In [2]:
import numpy as np
from sklearn.linear_model import LogisticRegression
from sklearn.ensemble import RandomForestClassifier
from sklearn.svm import LinearSVC
from sklearn.linear_model import SGDClassifier
from sklearn.naive_bayes import MultinomialNB
from sklearn.preprocessing import StandardScaler
import joblib
import time

# Load the features and labels
print("Loading data...")
X_train = np.load('../data/processed/X_train.npy')
y_train = np.load('../data/processed/y_train.npy')

# Scale the features
print("Scaling features...")
scaler = StandardScaler()
X_train_scaled = scaler.fit_transform(X_train)

# Save the scaler for later use
joblib.dump(scaler, '../models/scaler.joblib')

# Logistic Regression
print("Training Logistic Regression...")
start_time = time.time()
lr_model = LogisticRegression(random_state=42, max_iter=1000)
lr_model.fit(X_train_scaled, y_train)
print(f"Logistic Regression training completed in {time.time() - start_time:.2f} seconds")
joblib.dump(lr_model, '../models/logistic_regression.joblib')

# Random Forest (with further reduced complexity)
print("Training Random Forest...")
start_time = time.time()
rf_model = RandomForestClassifier(
    n_estimators=100,  # You can try reducing this, e.g., to 50
    max_depth=10,      # Limit the depth of the trees
    min_samples_split=20,  # Require more samples to split an internal node
    min_samples_leaf=10,   # Require more samples in a leaf
    max_features='sqrt',   # Use sqrt(n_features) features in each tree
    n_jobs=-1,             # Use all available cores
    random_state=42
)
rf_model.fit(X_train, y_train)  # Note: RF doesn't require scaling
print(f"Random Forest training completed in {time.time() - start_time:.2f} seconds")
joblib.dump(rf_model, '../models/random_forest.joblib')

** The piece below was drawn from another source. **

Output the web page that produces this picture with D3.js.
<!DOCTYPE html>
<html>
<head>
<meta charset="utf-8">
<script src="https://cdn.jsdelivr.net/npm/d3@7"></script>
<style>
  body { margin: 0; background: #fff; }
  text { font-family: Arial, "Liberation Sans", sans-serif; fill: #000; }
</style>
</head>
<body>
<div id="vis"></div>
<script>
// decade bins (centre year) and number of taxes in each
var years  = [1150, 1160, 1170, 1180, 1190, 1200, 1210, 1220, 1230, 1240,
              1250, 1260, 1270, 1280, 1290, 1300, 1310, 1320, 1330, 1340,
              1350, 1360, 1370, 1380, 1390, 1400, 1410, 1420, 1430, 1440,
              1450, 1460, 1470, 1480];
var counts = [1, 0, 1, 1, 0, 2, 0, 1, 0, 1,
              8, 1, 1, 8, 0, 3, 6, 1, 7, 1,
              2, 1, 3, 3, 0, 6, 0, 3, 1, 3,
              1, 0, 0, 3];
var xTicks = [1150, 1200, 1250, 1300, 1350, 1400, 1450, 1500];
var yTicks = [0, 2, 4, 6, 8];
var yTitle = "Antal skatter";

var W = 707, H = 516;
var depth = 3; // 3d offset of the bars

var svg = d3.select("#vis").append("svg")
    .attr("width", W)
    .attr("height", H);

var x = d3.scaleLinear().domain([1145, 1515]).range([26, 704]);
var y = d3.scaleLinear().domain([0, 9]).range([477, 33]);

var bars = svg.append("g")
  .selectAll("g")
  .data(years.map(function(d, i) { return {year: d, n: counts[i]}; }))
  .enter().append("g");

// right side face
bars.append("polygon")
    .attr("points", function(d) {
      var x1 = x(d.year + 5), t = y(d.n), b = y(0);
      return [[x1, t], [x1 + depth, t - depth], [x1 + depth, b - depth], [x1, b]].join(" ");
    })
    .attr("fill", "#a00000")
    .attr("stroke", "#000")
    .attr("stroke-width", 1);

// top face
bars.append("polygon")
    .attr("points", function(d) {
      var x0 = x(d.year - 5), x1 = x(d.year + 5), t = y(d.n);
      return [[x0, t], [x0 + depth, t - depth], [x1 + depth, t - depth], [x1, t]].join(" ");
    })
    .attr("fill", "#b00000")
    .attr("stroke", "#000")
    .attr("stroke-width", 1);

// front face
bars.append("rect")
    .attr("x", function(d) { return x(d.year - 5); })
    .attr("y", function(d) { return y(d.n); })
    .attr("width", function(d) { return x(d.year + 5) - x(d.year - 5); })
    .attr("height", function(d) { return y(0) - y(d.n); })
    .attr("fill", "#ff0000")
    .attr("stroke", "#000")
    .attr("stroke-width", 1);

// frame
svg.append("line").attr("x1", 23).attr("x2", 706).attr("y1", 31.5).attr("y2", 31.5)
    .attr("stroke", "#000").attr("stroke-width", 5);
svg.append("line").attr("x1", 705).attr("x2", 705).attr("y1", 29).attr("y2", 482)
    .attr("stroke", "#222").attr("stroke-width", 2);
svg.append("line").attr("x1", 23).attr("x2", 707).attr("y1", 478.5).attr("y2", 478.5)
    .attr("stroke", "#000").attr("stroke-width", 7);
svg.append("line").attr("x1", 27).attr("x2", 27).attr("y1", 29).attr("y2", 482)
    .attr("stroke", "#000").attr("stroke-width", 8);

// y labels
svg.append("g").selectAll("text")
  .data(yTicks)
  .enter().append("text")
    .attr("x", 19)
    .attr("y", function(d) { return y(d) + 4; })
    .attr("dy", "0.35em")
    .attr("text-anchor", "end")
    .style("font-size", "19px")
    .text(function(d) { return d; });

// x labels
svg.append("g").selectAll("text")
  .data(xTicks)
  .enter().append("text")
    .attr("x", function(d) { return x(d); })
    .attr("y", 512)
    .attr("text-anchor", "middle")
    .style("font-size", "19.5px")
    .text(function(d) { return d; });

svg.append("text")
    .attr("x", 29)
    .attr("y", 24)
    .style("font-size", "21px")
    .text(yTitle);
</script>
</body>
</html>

# Support Vector Machine (LinearSVC with reduced complexity)
print("Training SVM (SGD approximation)...")
start_time = time.time()
svm_sgd_model = SGDClassifier(
    loss='hinge',  # This makes it approximate SVM
    penalty='l2',
    alpha=0.0001,  # Equivalent to C in SVM
    max_iter=1000,
    tol=1e-3,
    random_state=42
)
svm_sgd_model.fit(X_train_scaled, y_train)
print(f"SVM (SGD) training completed in {time.time() - start_time:.2f} seconds")
joblib.dump(svm_sgd_model, '../models/svm_sgd.joblib')

# Naive Bayes
print("Training Naive Bayes...")
start_time = time.time()
nb_model = MultinomialNB(alpha=1.0)  # Increase smoothing parameter
nb_model.fit(X_train, y_train)  # Using X_train instead of X_train_selected
print(f"Naive Bayes training completed in {time.time() - start_time:.2f} seconds")
joblib.dump(nb_model, '../models/naive_bayes.joblib')

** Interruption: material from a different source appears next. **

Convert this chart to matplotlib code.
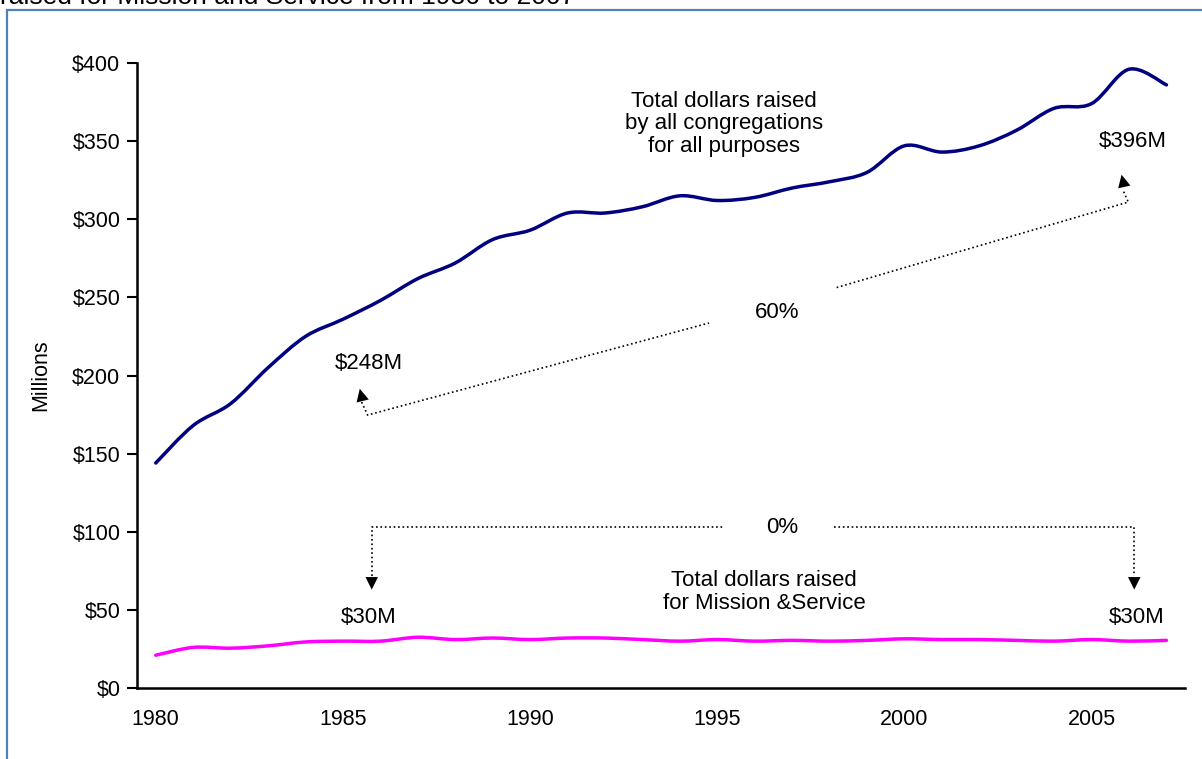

print("Model building completed and models saved.")

Loading data...
Scaling features...
Training Logistic Regression...
Logistic Regression training completed in 7.95 seconds
Training Random Forest...
Random Forest training completed in 31.72 seconds
Training SVM (SGD approximation)...
SVM (SGD) training completed in 213.59 seconds
Training Naive Bayes...
Naive Bayes training completed in 3.32 seconds
Model building completed and models saved.